* Start Source material *

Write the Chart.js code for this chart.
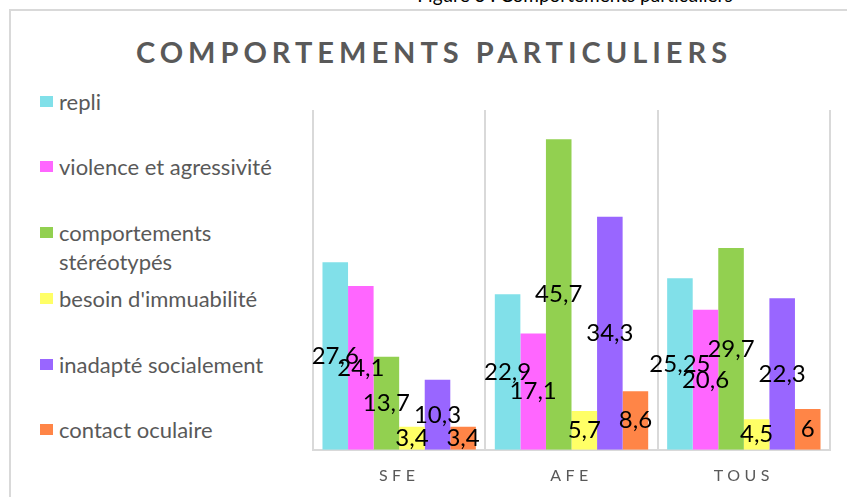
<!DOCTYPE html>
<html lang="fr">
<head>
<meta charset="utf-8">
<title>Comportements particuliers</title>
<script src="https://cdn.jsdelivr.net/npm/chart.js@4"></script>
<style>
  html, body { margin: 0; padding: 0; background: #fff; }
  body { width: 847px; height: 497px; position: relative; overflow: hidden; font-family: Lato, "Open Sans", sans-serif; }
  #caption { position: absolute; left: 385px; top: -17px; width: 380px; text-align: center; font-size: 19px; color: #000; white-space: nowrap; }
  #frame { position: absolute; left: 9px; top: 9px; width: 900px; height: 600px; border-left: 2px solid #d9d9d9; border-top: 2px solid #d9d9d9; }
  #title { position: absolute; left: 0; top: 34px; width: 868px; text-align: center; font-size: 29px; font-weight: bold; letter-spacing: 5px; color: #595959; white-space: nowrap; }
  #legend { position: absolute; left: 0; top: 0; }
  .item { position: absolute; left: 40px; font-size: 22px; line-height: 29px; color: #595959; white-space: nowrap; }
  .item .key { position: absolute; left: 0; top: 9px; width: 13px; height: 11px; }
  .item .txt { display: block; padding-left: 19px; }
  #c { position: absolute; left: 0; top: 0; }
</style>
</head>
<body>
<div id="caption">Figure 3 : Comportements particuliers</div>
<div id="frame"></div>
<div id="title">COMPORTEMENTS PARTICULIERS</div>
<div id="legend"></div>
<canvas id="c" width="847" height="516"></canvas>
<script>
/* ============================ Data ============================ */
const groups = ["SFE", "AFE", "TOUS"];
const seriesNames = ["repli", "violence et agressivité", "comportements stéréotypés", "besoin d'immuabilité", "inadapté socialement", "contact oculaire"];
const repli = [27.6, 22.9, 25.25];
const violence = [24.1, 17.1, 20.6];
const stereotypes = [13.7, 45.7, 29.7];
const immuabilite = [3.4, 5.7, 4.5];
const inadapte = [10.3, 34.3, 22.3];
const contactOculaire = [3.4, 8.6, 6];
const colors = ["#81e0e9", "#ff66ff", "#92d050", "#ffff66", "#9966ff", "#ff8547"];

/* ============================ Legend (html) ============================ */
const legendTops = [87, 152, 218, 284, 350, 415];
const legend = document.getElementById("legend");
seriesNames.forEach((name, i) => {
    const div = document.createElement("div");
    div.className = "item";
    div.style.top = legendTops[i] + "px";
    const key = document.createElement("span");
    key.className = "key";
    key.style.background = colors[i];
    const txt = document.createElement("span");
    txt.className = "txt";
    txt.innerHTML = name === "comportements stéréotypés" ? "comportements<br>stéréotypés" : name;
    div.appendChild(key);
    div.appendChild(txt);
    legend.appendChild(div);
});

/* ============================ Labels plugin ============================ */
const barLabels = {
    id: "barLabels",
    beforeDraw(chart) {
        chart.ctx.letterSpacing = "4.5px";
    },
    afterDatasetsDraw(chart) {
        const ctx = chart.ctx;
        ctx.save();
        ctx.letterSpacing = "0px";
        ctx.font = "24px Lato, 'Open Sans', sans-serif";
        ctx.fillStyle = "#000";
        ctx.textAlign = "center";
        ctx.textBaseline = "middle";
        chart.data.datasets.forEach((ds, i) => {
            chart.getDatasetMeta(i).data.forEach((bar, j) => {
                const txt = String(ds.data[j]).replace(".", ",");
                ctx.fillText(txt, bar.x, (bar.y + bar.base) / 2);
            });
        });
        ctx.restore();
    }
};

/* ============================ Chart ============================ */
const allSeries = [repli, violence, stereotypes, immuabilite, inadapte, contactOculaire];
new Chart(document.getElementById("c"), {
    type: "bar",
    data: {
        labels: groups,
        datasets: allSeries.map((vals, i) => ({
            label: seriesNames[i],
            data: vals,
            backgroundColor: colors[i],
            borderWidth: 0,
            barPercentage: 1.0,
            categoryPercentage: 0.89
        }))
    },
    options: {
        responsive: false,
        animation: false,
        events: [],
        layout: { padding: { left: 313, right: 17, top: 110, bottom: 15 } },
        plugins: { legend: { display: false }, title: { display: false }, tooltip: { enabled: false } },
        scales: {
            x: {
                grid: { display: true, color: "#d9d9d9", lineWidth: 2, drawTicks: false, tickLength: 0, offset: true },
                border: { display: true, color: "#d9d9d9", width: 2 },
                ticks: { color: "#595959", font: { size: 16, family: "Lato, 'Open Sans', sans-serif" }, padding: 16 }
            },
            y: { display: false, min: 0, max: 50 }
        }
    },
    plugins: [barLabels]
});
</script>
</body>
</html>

* End Source material *
* Start Source material *

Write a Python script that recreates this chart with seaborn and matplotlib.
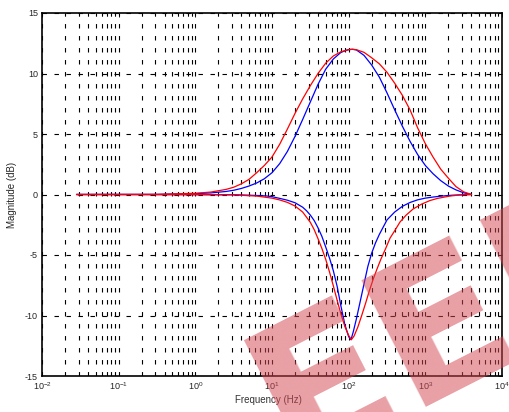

* End Source material *
* Start Source material *

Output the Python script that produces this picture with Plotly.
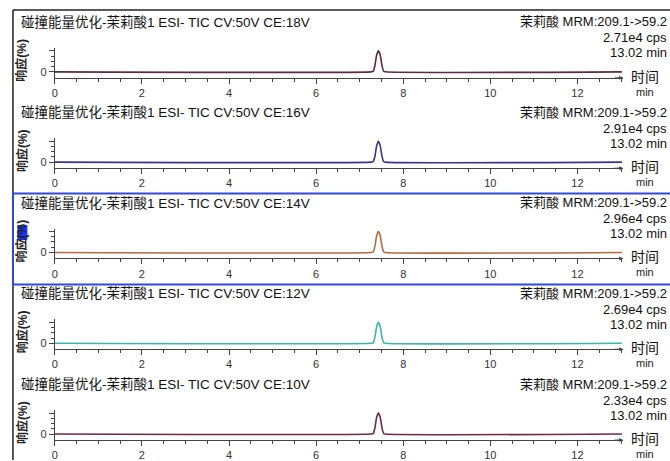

* End Source material *

> **Given problem**
Going through the entries above, report how many lines include the string "this". The number alone is the answer.

> **Exercise result**
3